Como praxe naquele tempo, trabalhávamos com a mesma intensidade que bebíamos. Cada fornada de materiais de comunicação correspondia a fornadas de pizzas e múltiplas garrafas de whisky. Explica-se o destilado: o vinho ainda não tinha entrado na moda.
Nessa convivência, jogamos toneladas de conversas fora, histórias que a perra vida nos proporcionara e uma delas permanece na minha lembrança até hoje, quase 60 anos depois. Falcão me contou que um dia pegou um táxi de madrugada, para ir pra casa.

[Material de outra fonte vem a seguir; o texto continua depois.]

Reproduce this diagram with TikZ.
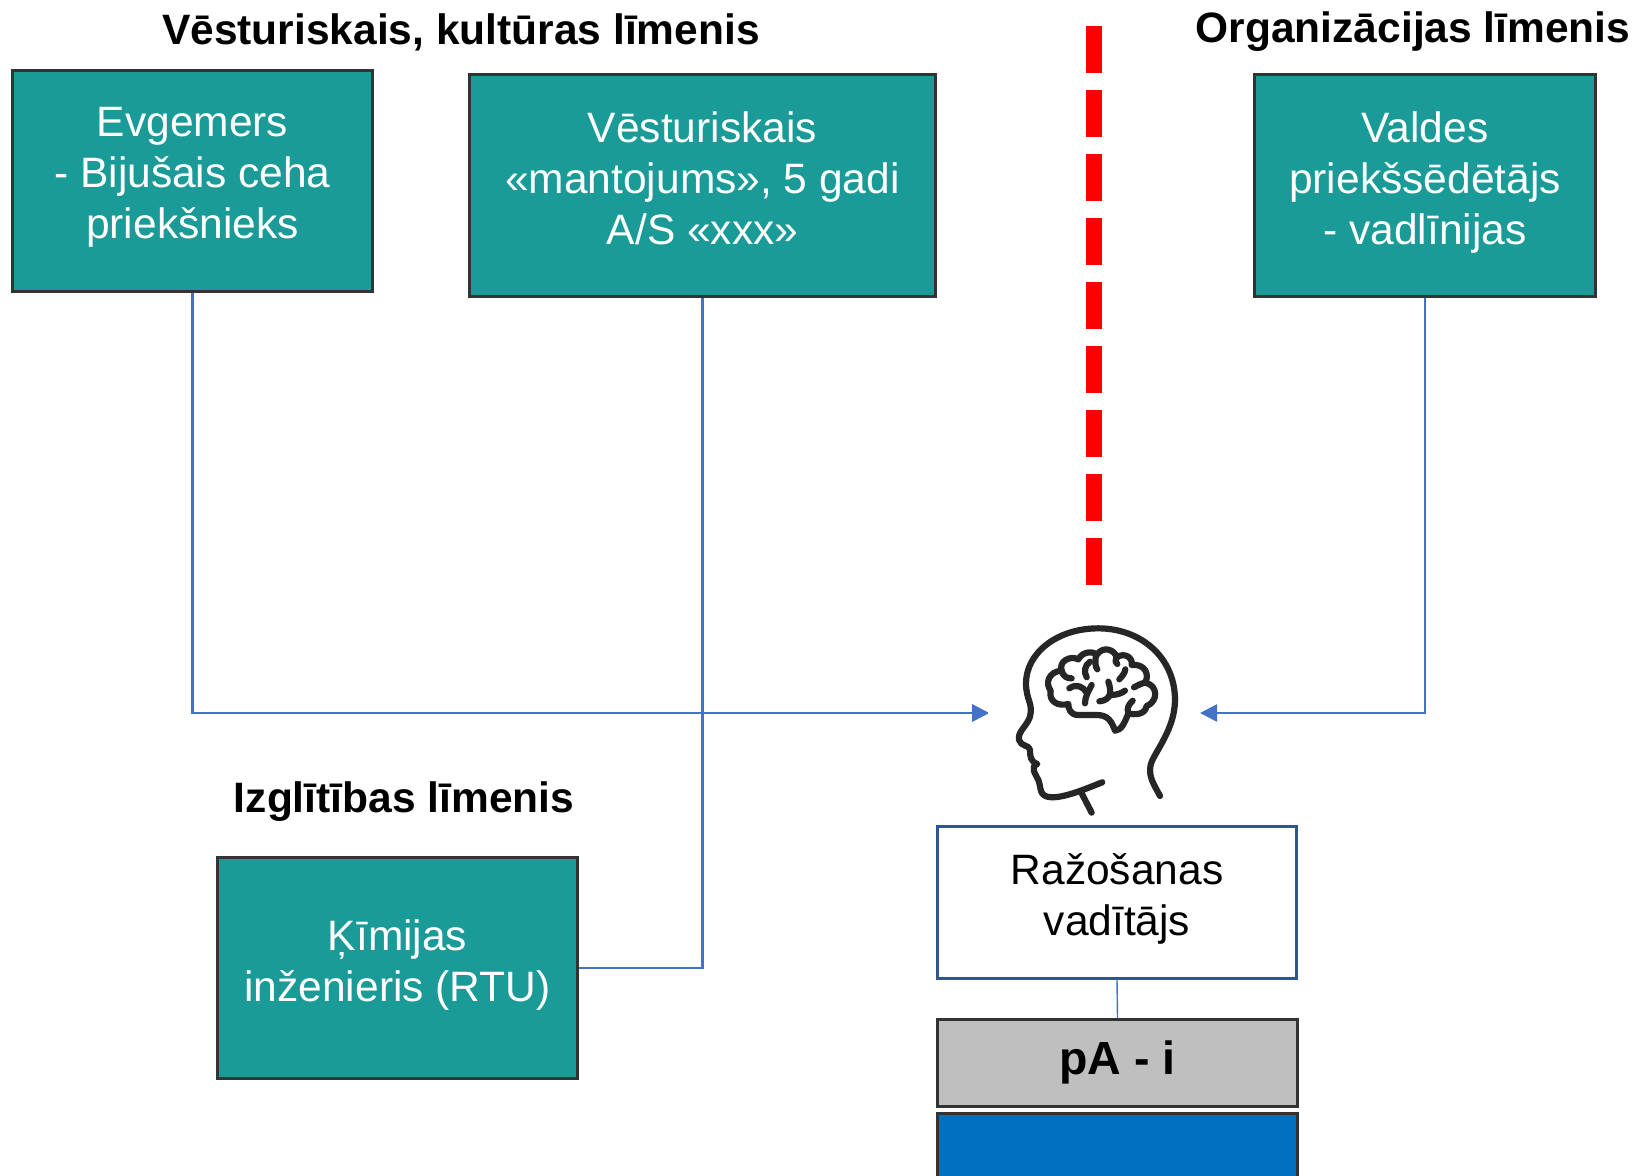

Quando explicou o destino, o motorista iniciou uma verdadeira enxurrada de reclamações contra tudo e contra todos, juntando no mesmo saco o povo brasileiro, os governantes, a cidade, os habitantes dela, a legislação, os políticos. A conspiração cósmica contra os taxistas, que modernamente incluiria o Uber e demais aplicativos. Já tinham passados uns bons cinco minutos de choradeira quando o Aloísio perdeu a paciência:
“Olha aqui, meu amigo, você acha que é só você que tem problemas na vida? Só você ganha pouco e trabalha feito um animal? Você acha que a esta hora da noite, louco para ir dormir, cansado pra burro, cheio de coisas na cabeça, ainda tenho de ficar ouvindo suas reclamações? Porra, cara, eu sou mais fodido que você!” Ao que o motorista pergunta: “E o que o senhor faz na vida?”
A resposta foi seca e com raiva: “Sou publicitário!” Para total espanto do Aloísio, o motorista responde: “então o senhor está certo, o senhor realmente é um fodido”. Sem perceber nenhum traço de ironia, mas de infinita solidariedade, Aloísio fica atônito. E o motorista prossegue: “tenho muita pena do senhor e de seus colegas.
Quantas vezes de madrugada, num frio de rachar, eu, no quentinho do carro, vejo vocês trepados nas escadas colando cartazes… muitas vezes já me consolei da minha vida vendo o trabalho de vocês…” Aloísio se afundou no banco, pensando que a vida realmente é injusta. E estranhamente teve dó de si mesmo. Não porque colasse cartazes de madrugada. Não só por isso, se é que me entendem.